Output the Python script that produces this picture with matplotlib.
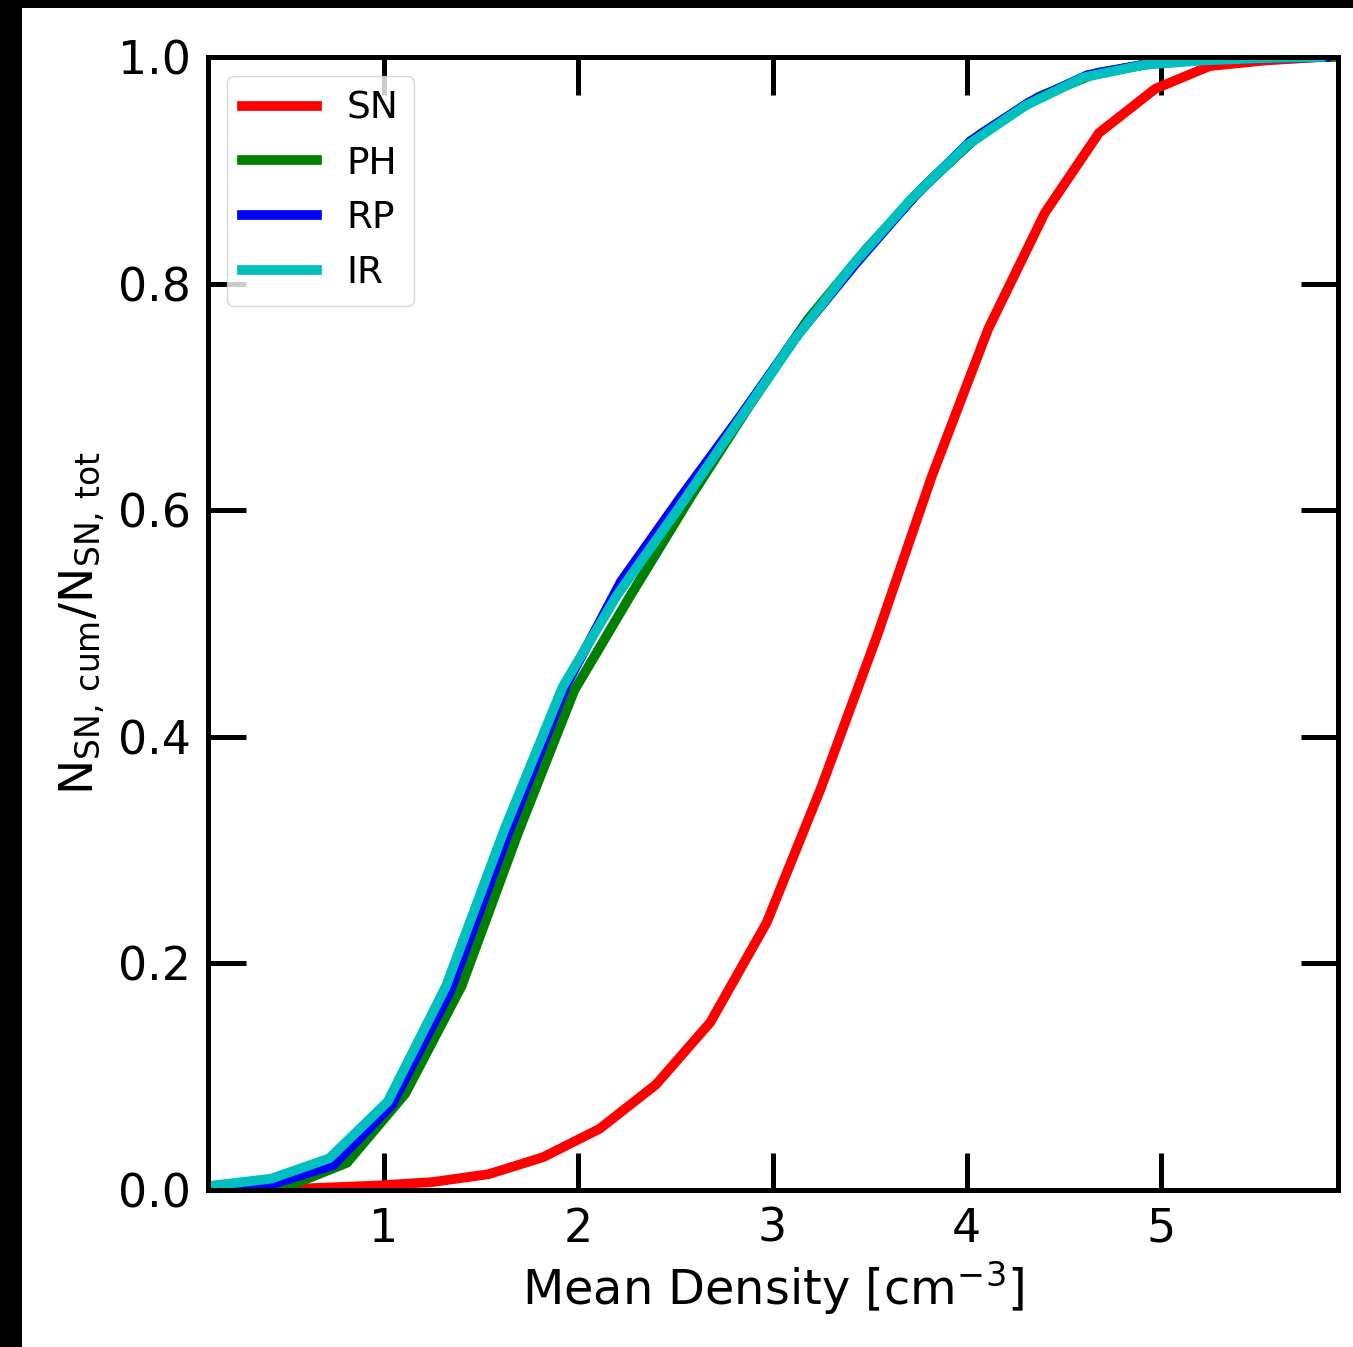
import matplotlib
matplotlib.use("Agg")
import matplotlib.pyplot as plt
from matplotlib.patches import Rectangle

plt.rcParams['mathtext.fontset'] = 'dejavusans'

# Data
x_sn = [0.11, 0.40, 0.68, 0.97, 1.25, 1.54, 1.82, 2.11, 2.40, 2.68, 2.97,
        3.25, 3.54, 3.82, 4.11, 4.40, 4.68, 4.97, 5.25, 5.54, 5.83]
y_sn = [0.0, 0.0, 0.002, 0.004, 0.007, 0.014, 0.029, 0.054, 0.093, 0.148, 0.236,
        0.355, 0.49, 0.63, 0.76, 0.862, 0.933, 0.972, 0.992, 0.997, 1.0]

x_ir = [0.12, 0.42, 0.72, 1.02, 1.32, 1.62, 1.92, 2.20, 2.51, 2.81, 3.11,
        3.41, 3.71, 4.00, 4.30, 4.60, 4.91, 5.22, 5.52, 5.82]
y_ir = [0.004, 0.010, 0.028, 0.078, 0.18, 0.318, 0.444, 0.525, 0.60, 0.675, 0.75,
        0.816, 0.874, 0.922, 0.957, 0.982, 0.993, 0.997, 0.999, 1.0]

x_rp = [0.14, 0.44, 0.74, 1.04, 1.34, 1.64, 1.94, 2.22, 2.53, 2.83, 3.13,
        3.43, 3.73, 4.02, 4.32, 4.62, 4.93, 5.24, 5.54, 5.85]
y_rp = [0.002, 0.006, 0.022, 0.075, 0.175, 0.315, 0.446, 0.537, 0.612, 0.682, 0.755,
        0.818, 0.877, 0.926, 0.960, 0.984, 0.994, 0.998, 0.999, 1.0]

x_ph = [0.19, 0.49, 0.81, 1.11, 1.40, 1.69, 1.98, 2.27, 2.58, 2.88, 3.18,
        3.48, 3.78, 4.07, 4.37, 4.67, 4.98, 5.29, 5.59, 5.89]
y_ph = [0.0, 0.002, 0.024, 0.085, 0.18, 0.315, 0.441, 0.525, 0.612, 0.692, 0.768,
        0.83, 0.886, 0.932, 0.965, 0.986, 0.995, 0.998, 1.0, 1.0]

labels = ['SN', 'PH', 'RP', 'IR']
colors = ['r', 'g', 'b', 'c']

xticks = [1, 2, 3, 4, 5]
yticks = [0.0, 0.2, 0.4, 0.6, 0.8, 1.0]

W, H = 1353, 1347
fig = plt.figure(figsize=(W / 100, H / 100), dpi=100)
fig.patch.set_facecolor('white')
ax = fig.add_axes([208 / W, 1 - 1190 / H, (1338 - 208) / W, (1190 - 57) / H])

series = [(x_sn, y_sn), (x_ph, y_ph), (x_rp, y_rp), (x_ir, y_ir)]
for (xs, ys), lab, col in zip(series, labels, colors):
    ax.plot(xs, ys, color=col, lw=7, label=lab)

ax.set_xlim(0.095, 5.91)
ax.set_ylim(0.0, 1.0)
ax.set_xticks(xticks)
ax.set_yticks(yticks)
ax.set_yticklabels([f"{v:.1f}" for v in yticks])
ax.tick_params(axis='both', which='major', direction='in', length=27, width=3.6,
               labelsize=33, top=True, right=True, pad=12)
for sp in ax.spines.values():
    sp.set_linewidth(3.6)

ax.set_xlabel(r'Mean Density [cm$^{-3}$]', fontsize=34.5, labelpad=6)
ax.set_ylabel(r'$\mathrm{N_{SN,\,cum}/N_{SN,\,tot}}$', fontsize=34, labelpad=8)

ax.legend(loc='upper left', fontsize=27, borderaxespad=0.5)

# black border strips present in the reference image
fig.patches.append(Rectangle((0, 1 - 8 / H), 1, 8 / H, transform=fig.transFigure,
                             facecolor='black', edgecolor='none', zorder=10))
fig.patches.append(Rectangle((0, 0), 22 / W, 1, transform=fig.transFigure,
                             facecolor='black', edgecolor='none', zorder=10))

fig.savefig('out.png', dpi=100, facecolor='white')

────────────────

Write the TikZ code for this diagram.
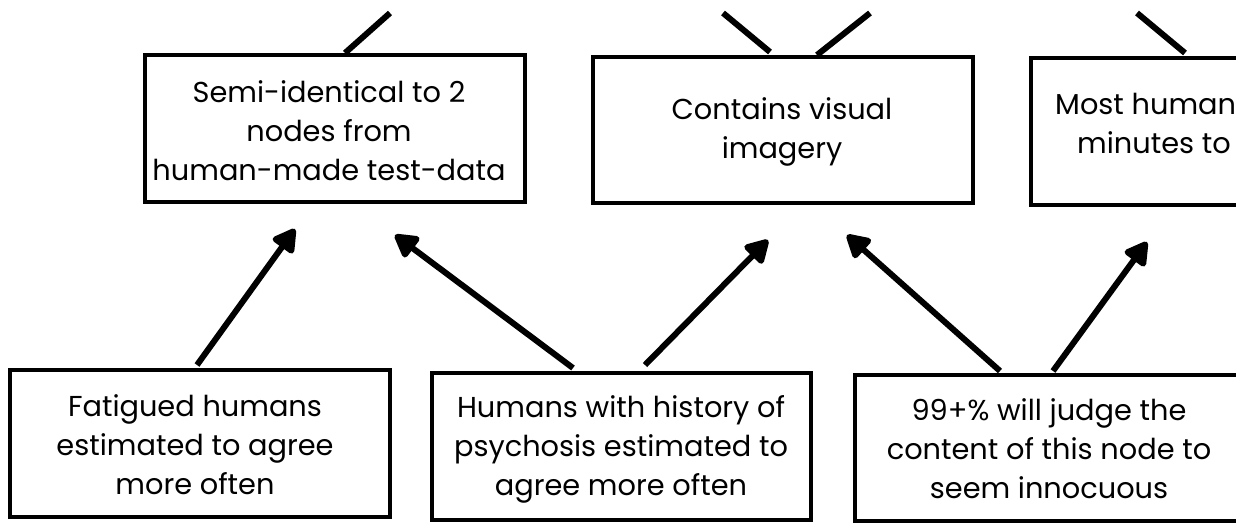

────────────────

Set exercise: Write out, exactly and with nothing added, everything from the line with "Output the Python" down to the line with "ax = fig.add_axes([208", both included. Drop any pictures.

Worked answer:
Output the Python script that produces this picture with matplotlib.
import matplotlib
matplotlib.use("Agg")
import matplotlib.pyplot as plt
from matplotlib.patches import Rectangle

plt.rcParams['mathtext.fontset'] = 'dejavusans'

# Data
x_sn = [0.11, 0.40, 0.68, 0.97, 1.25, 1.54, 1.82, 2.11, 2.40, 2.68, 2.97,
        3.25, 3.54, 3.82, 4.11, 4.40, 4.68, 4.97, 5.25, 5.54, 5.83]
y_sn = [0.0, 0.0, 0.002, 0.004, 0.007, 0.014, 0.029, 0.054, 0.093, 0.148, 0.236,
        0.355, 0.49, 0.63, 0.76, 0.862, 0.933, 0.972, 0.992, 0.997, 1.0]

x_ir = [0.12, 0.42, 0.72, 1.02, 1.32, 1.62, 1.92, 2.20, 2.51, 2.81, 3.11,
        3.41, 3.71, 4.00, 4.30, 4.60, 4.91, 5.22, 5.52, 5.82]
y_ir = [0.004, 0.010, 0.028, 0.078, 0.18, 0.318, 0.444, 0.525, 0.60, 0.675, 0.75,
        0.816, 0.874, 0.922, 0.957, 0.982, 0.993, 0.997, 0.999, 1.0]

x_rp = [0.14, 0.44, 0.74, 1.04, 1.34, 1.64, 1.94, 2.22, 2.53, 2.83, 3.13,
        3.43, 3.73, 4.02, 4.32, 4.62, 4.93, 5.24, 5.54, 5.85]
y_rp = [0.002, 0.006, 0.022, 0.075, 0.175, 0.315, 0.446, 0.537, 0.612, 0.682, 0.755,
        0.818, 0.877, 0.926, 0.960, 0.984, 0.994, 0.998, 0.999, 1.0]

x_ph = [0.19, 0.49, 0.81, 1.11, 1.40, 1.69, 1.98, 2.27, 2.58, 2.88, 3.18,
        3.48, 3.78, 4.07, 4.37, 4.67, 4.98, 5.29, 5.59, 5.89]
y_ph = [0.0, 0.002, 0.024, 0.085, 0.18, 0.315, 0.441, 0.525, 0.612, 0.692, 0.768,
        0.83, 0.886, 0.932, 0.965, 0.986, 0.995, 0.998, 1.0, 1.0]

labels = ['SN', 'PH', 'RP', 'IR']
colors = ['r', 'g', 'b', 'c']

xticks = [1, 2, 3, 4, 5]
yticks = [0.0, 0.2, 0.4, 0.6, 0.8, 1.0]

W, H = 1353, 1347
fig = plt.figure(figsize=(W / 100, H / 100), dpi=100)
fig.patch.set_facecolor('white')
ax = fig.add_axes([208 / W, 1 - 1190 / H, (1338 - 208) / W, (1190 - 57) / H])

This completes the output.